- [EXERCISE DIRECTIONS]
Go through the material below and count the lines with the string "this"; the number is the whole answer.

(Code that draws figures)

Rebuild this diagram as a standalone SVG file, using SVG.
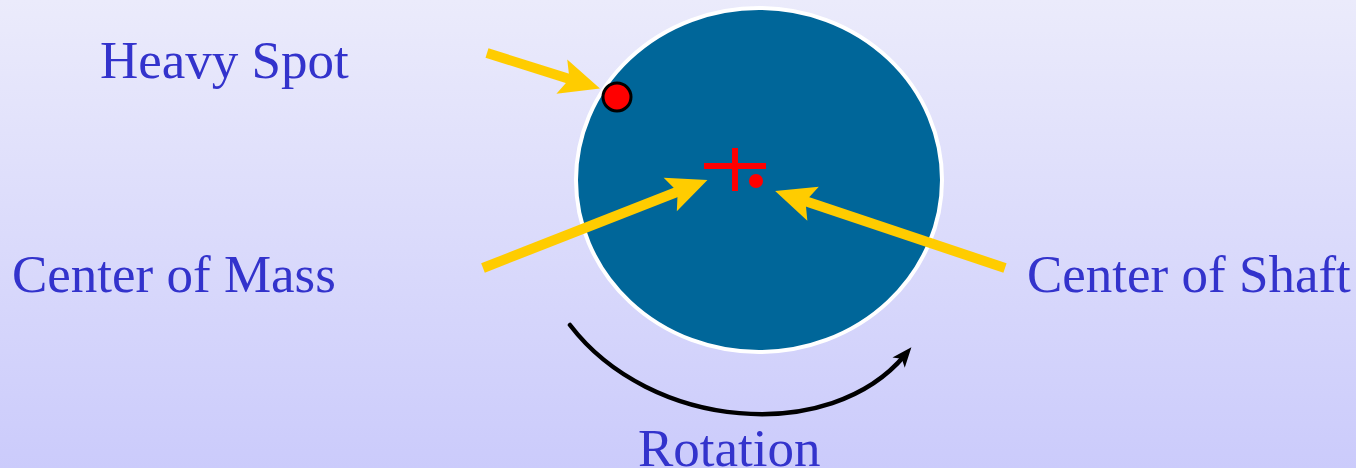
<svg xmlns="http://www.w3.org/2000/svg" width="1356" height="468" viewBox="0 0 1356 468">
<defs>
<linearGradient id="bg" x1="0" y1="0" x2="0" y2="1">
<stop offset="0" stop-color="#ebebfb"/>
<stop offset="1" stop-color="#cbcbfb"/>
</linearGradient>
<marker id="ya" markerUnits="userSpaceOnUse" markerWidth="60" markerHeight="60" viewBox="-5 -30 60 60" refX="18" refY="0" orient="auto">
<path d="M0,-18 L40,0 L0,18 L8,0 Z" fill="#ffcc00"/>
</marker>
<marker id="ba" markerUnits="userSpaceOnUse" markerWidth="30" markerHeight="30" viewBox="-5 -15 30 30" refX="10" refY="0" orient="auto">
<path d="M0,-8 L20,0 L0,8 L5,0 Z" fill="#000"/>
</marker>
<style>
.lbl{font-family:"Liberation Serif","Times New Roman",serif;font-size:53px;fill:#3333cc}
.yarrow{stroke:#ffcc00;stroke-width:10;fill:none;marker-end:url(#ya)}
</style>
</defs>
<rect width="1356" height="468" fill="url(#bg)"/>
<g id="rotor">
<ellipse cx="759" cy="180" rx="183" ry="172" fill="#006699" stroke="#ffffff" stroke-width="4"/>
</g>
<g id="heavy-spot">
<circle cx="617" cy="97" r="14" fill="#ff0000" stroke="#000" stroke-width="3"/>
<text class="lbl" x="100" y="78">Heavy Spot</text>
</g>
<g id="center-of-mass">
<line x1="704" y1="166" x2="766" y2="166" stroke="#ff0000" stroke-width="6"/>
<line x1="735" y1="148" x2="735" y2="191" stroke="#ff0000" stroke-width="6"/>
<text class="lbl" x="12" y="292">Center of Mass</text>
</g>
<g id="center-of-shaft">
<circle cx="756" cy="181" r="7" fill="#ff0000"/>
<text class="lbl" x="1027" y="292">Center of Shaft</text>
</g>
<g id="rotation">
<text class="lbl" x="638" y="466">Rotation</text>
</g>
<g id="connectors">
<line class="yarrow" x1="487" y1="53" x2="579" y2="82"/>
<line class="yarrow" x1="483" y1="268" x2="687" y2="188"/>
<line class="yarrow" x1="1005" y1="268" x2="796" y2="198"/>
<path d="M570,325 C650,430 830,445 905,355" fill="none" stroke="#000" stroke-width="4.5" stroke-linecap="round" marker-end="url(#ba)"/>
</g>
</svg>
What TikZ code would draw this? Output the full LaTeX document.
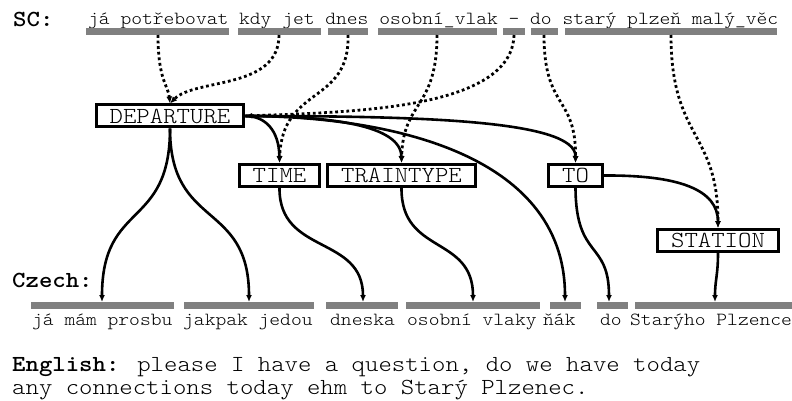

- [EXPECTED OUTPUT]
2